Burma's military land grab

In how many countries today could members of the military literally walk in to the parliament and say “stop talking about this. Now.”?

While things seem to go from bad to worse in Egypt over similar–though obviously much more exaggerated–circumstances, we cannot help but worry about the parallels at play (c.f. my recent post on Burma, Imperialism, and Buddhist-Muslim Violence) . In Burma, the military has seized thousands of acres over the years, ostensibly to build barracks in its efforts to quell violence erupting from various corners of its longstanding multi-party civil war.

However, along the way, the military appears to have abused its power (surprise, surprise) and seized extra land only to sell it for profit. Now, as the civilian government is attempting to rectify the situation, we see that the military still has the power to stop progress in its tracks (read more at Will the people rise up in defiance of this roadblock to true democracy?

Probably not.

The promise of more progress in the 2015 elections will keep tempers at bay for now.

Meanwhile, the UN special rapporteur for human rights, Tomás Ojea Quintana, is attempting to assess conditions throughout the country. Disappointingly, he was told by Ko Ko Gyi, a leader of the “88 Generation Peace and Open Society”, that the displacement of Muslims in the country is required to prevent further violence. Apparently the decades or in many cases centuries of living side by side peacefully has proven only that Buddhists and Muslims in Burma cannot live side by side peacefully.

“At the moment, there is only one solution: to let them stay divided in order to avoid [further] conflict. If violence results from letting them stay together in the community, will they [the international community] come to help with security?

“He has to look at both sides, the politics and human rights, when solving this conflict. Quintana should not look only at human rights,” Ko Ko Gyi said.

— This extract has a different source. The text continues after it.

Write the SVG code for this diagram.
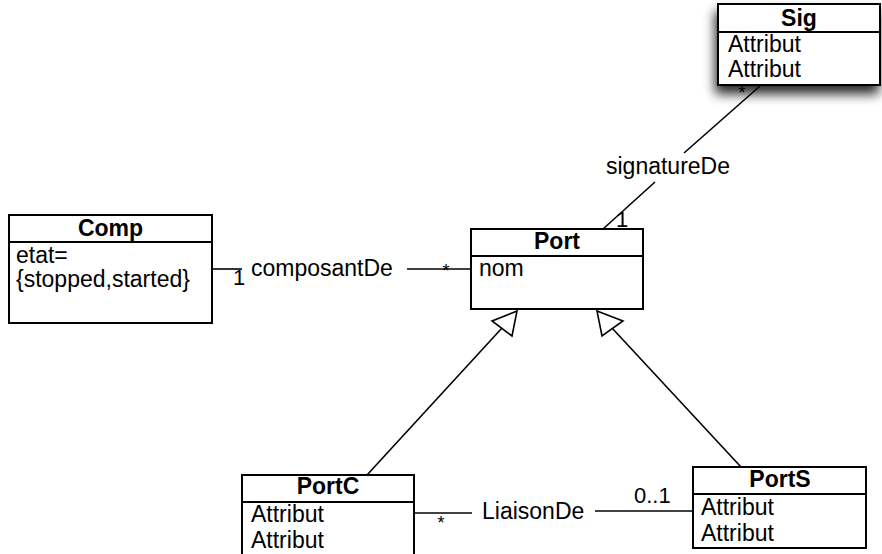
<svg xmlns="http://www.w3.org/2000/svg" width="882" height="554" viewBox="0 0 882 554">
<style>
.box{fill:#fff;stroke:#000;stroke-width:2}
.sep{stroke:#000;stroke-width:2}
.ln{stroke:#000;stroke-width:1.6;fill:none}
.tri{fill:#fff;stroke:#000;stroke-width:1.6}
text{font-family:"Liberation Sans",Arial,sans-serif;font-size:23px;fill:#000}
.t{font-weight:bold;text-anchor:middle}
.c{text-anchor:middle}
.m{font-size:22px}
.s{font-size:18px;text-anchor:middle}
</style>
<defs>
<filter id="sh" x="-20%" y="-30%" width="140%" height="180%">
<feGaussianBlur in="SourceAlpha" stdDeviation="6"/>
<feOffset dx="-2" dy="8" result="b"/>
<feComponentTransfer><feFuncA type="linear" slope="0.85"/></feComponentTransfer>
<feMerge><feMergeNode/><feMergeNode in="SourceGraphic"/></feMerge>
</filter>
</defs>
<rect width="882" height="554" fill="#fff"/>
<g id="connectors">
<line class="ln" x1="212" y1="269" x2="242" y2="269"/>
<line class="ln" x1="407" y1="269" x2="471" y2="269"/>
<text class="m" x="233" y="285">1</text>
<text x="251" y="276">composantDe</text>
<text class="s" x="446" y="277">*</text>
<line class="ln" x1="760" y1="86" x2="684" y2="153"/>
<line class="ln" x1="655" y1="182" x2="603" y2="229"/>
<text class="c" x="668" y="174">signatureDe</text>
<text class="s" x="742" y="99">*</text>
<text class="m" x="616" y="227">1</text>
<line class="ln" x1="367" y1="475" x2="502" y2="328"/>
<polygon class="tri" points="517,311 492,321 512,336"/>
<line class="ln" x1="741" y1="467" x2="612" y2="328"/>
<polygon class="tri" points="597,311 623,321 602,336"/>
<line class="ln" x1="414" y1="513" x2="472" y2="513"/>
<line class="ln" x1="595" y1="511" x2="693" y2="511"/>
<text x="482" y="519">LiaisonDe</text>
<text class="s" x="441" y="529">*</text>
<text class="m" x="634" y="503">0..1</text>
</g>
<g id="Comp">
<rect class="box" x="9" y="215" width="203" height="108"/>
<line class="sep" x1="9" y1="242" x2="212" y2="242"/>
<text class="t" x="110.5" y="236">Comp</text>
<text x="16" y="263">etat=</text>
<text x="16" y="287">{stopped,started}</text>
</g>
<g id="Port">
<rect class="box" x="471" y="229" width="172" height="80"/>
<line class="sep" x1="471" y1="256" x2="643" y2="256"/>
<text class="t" x="557" y="249">Port</text>
<text x="479" y="276">nom</text>
</g>
<g id="Sig">
<rect class="box" x="718" y="4" width="162" height="81" filter="url(#sh)"/>
<line class="sep" x1="718" y1="32" x2="880" y2="32"/>
<text class="t" x="799" y="26">Sig</text>
<text x="728" y="52">Attribut</text>
<text x="728" y="77">Attribut</text>
</g>
<g id="PortC">
<rect class="box" x="242" y="475" width="172" height="90"/>
<line class="sep" x1="242" y1="502" x2="414" y2="502"/>
<text class="t" x="328" y="494">PortC</text>
<text x="251" y="522">Attribut</text>
<text x="251" y="548">Attribut</text>
</g>
<g id="PortS">
<rect class="box" x="693" y="467" width="173" height="81"/>
<line class="sep" x1="693" y1="494" x2="866" y2="494"/>
<text class="t" x="780" y="487">PortS</text>
<text x="701" y="515">Attribut</text>
<text x="701" y="541">Attribut</text>
</g>
</svg>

It doesn’t get better, unfortunately. Quintana had to cancel his planned trip to see the Kachin Independence Organization in Kachin State after the government refused him access to the area. Violence there, including atrocities committed by the Burmese military, is still fresh in the people’s memory. A very good 11 minute video on the Kachin State as of April 2013 by the BBC can be found here. China is currently mediating peace talks there, which you can read more about here. Lastly, my post Ethnicity, Ideologies, and the unraveling of modern Burma provides some background to the very complex situation in the country and parallels elsewhere in the world.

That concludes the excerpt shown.